>> Start
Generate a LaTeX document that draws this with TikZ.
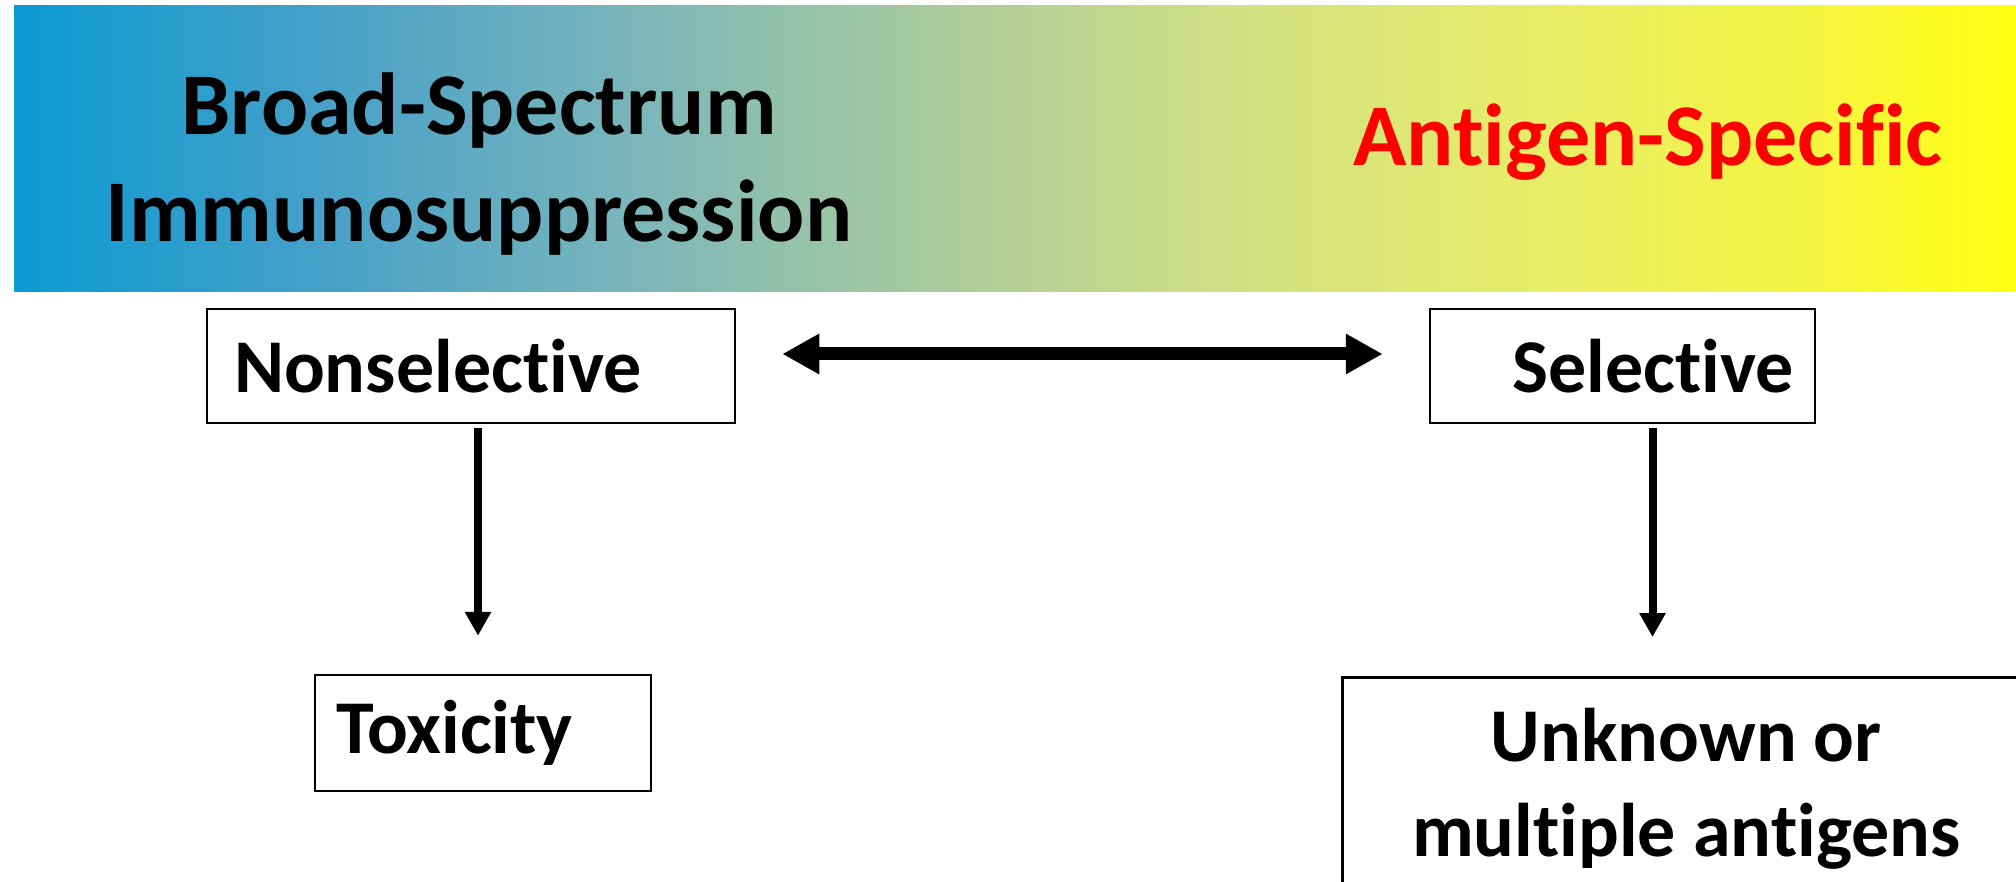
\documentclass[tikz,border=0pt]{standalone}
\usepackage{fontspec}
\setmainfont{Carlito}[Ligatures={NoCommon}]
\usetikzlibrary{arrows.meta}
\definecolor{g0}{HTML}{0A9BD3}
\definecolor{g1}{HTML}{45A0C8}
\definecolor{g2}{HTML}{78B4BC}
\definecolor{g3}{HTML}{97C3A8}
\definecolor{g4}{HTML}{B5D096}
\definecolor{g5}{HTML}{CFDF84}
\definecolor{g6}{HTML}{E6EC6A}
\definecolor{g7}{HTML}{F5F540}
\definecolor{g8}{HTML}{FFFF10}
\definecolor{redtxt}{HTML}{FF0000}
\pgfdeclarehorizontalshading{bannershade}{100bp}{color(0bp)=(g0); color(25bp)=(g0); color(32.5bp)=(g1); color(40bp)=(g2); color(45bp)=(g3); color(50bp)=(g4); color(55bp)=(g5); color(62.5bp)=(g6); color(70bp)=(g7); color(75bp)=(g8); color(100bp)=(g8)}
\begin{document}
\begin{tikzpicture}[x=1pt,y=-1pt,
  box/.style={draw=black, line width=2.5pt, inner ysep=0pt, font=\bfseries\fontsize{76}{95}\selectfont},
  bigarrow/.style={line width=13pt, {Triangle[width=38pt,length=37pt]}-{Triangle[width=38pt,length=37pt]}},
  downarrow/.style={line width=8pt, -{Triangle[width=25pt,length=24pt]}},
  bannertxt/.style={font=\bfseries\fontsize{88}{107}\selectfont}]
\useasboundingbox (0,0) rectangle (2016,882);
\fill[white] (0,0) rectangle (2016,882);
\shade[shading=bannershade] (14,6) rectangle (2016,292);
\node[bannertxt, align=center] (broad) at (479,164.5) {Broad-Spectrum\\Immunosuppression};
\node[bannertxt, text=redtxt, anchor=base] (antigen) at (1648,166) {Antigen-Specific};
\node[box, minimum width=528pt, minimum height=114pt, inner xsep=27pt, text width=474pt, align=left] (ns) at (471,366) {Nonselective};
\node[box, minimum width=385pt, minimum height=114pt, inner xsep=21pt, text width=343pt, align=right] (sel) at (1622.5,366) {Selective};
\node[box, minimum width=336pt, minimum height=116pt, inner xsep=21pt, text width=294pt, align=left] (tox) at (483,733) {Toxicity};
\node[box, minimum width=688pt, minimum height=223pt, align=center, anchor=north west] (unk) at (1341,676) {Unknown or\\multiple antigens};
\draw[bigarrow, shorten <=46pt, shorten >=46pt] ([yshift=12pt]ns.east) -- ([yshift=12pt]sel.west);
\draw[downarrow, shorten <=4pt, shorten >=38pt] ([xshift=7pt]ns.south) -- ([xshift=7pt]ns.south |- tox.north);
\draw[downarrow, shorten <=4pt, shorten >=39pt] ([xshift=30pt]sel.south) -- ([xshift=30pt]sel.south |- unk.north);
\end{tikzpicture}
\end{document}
>> End
Copy the listing in full and without alteration, omitting every picture.

Generate a LaTeX document that draws this with TikZ.
\documentclass[tikz,border=0pt]{standalone}
\usepackage{fontspec}
\setmainfont{Carlito}[Ligatures={NoCommon}]
\usetikzlibrary{arrows.meta}
\definecolor{g0}{HTML}{0A9BD3}
\definecolor{g1}{HTML}{45A0C8}
\definecolor{g2}{HTML}{78B4BC}
\definecolor{g3}{HTML}{97C3A8}
\definecolor{g4}{HTML}{B5D096}
\definecolor{g5}{HTML}{CFDF84}
\definecolor{g6}{HTML}{E6EC6A}
\definecolor{g7}{HTML}{F5F540}
\definecolor{g8}{HTML}{FFFF10}
\definecolor{redtxt}{HTML}{FF0000}
\pgfdeclarehorizontalshading{bannershade}{100bp}{color(0bp)=(g0); color(25bp)=(g0); color(32.5bp)=(g1); color(40bp)=(g2); color(45bp)=(g3); color(50bp)=(g4); color(55bp)=(g5); color(62.5bp)=(g6); color(70bp)=(g7); color(75bp)=(g8); color(100bp)=(g8)}
\begin{document}
\begin{tikzpicture}[x=1pt,y=-1pt,
  box/.style={draw=black, line width=2.5pt, inner ysep=0pt, font=\bfseries\fontsize{76}{95}\selectfont},
  bigarrow/.style={line width=13pt, {Triangle[width=38pt,length=37pt]}-{Triangle[width=38pt,length=37pt]}},
  downarrow/.style={line width=8pt, -{Triangle[width=25pt,length=24pt]}},
  bannertxt/.style={font=\bfseries\fontsize{88}{107}\selectfont}]
\useasboundingbox (0,0) rectangle (2016,882);
\fill[white] (0,0) rectangle (2016,882);
\shade[shading=bannershade] (14,6) rectangle (2016,292);
\node[bannertxt, align=center] (broad) at (479,164.5) {Broad-Spectrum\\Immunosuppression};
\node[bannertxt, text=redtxt, anchor=base] (antigen) at (1648,166) {Antigen-Specific};
\node[box, minimum width=528pt, minimum height=114pt, inner xsep=27pt, text width=474pt, align=left] (ns) at (471,366) {Nonselective};
\node[box, minimum width=385pt, minimum height=114pt, inner xsep=21pt, text width=343pt, align=right] (sel) at (1622.5,366) {Selective};
\node[box, minimum width=336pt, minimum height=116pt, inner xsep=21pt, text width=294pt, align=left] (tox) at (483,733) {Toxicity};
\node[box, minimum width=688pt, minimum height=223pt, align=center, anchor=north west] (unk) at (1341,676) {Unknown or\\multiple antigens};
\draw[bigarrow, shorten <=46pt, shorten >=46pt] ([yshift=12pt]ns.east) -- ([yshift=12pt]sel.west);
\draw[downarrow, shorten <=4pt, shorten >=38pt] ([xshift=7pt]ns.south) -- ([xshift=7pt]ns.south |- tox.north);
\draw[downarrow, shorten <=4pt, shorten >=39pt] ([xshift=30pt]sel.south) -- ([xshift=30pt]sel.south |- unk.north);
\end{tikzpicture}
\end{document}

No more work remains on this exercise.